• _RECORDS SHOWN_
== == ==
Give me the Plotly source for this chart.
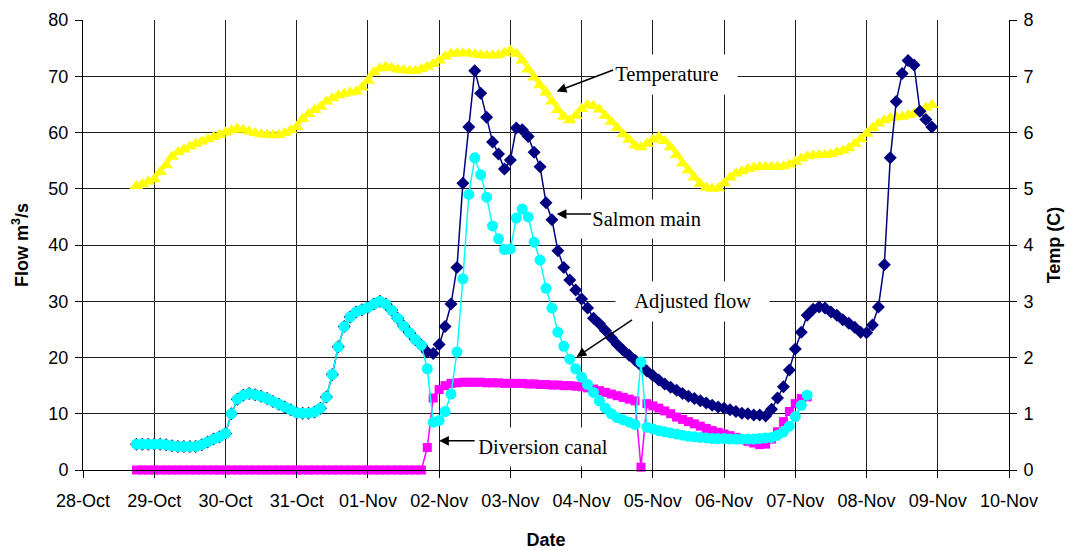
== == ==
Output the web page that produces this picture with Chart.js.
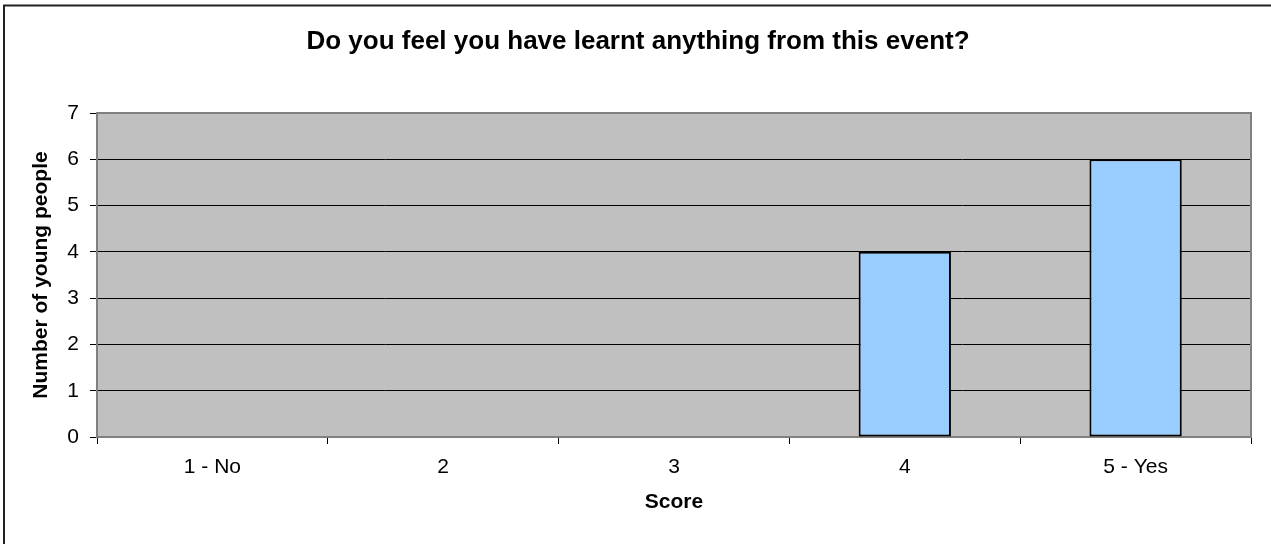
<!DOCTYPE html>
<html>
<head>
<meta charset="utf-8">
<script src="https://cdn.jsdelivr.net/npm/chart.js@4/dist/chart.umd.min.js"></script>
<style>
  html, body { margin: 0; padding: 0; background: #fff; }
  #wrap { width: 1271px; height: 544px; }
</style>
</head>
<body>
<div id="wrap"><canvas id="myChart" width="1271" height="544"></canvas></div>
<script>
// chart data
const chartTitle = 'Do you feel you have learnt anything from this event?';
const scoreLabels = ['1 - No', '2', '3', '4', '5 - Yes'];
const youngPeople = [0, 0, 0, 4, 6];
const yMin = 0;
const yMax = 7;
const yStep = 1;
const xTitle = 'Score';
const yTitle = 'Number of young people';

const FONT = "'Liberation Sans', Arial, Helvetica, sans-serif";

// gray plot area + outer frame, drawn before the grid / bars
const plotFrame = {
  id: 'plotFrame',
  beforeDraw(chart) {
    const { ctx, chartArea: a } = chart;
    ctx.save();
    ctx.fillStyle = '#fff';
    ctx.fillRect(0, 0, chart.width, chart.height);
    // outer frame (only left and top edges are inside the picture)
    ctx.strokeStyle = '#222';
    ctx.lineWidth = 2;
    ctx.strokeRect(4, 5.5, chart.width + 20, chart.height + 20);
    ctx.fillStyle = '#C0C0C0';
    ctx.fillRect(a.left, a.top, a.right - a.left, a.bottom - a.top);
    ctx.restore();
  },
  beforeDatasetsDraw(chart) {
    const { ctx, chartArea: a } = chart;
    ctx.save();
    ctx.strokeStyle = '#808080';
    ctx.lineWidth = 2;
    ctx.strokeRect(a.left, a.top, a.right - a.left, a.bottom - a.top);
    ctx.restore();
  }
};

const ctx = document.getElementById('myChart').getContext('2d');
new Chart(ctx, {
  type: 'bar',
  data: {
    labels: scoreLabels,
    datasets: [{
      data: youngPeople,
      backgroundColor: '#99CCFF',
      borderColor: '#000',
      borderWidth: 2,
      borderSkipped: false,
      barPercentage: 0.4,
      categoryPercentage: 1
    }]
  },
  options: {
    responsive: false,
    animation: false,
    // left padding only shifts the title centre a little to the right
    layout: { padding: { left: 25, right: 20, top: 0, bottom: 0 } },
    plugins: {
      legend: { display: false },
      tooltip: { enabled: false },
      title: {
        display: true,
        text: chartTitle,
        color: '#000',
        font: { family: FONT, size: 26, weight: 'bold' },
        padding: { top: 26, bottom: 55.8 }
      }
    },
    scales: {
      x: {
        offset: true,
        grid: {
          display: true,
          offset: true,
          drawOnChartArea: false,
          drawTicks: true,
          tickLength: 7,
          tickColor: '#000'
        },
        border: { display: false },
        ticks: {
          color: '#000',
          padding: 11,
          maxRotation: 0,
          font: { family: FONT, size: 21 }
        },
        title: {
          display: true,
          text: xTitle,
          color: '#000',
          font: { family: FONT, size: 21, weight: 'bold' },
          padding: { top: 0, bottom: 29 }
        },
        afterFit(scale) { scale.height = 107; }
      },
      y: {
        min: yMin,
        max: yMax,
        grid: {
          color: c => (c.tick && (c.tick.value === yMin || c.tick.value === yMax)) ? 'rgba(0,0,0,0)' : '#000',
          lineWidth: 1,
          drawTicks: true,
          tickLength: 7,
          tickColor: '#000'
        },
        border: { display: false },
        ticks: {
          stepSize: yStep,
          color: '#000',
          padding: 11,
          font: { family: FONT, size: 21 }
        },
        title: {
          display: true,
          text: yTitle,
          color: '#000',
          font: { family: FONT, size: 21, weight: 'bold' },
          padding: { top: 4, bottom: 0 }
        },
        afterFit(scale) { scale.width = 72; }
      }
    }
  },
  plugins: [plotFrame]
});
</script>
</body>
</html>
== == ==
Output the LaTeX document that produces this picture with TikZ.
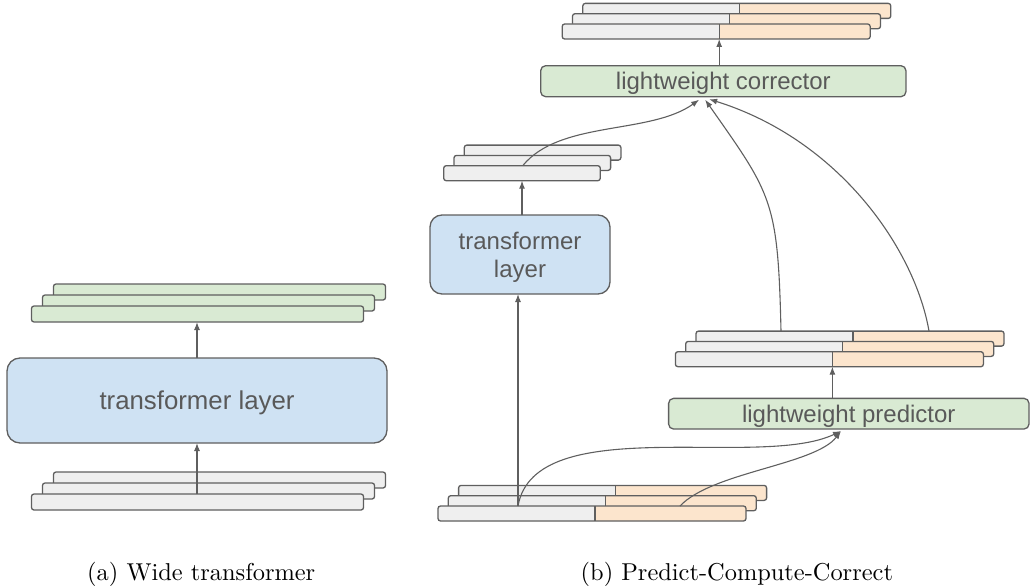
== == ==
Copy every line of the entries above in which "with" occurs.

Output the web page that produces this picture with Chart.js.
Output the LaTeX document that produces this picture with TikZ.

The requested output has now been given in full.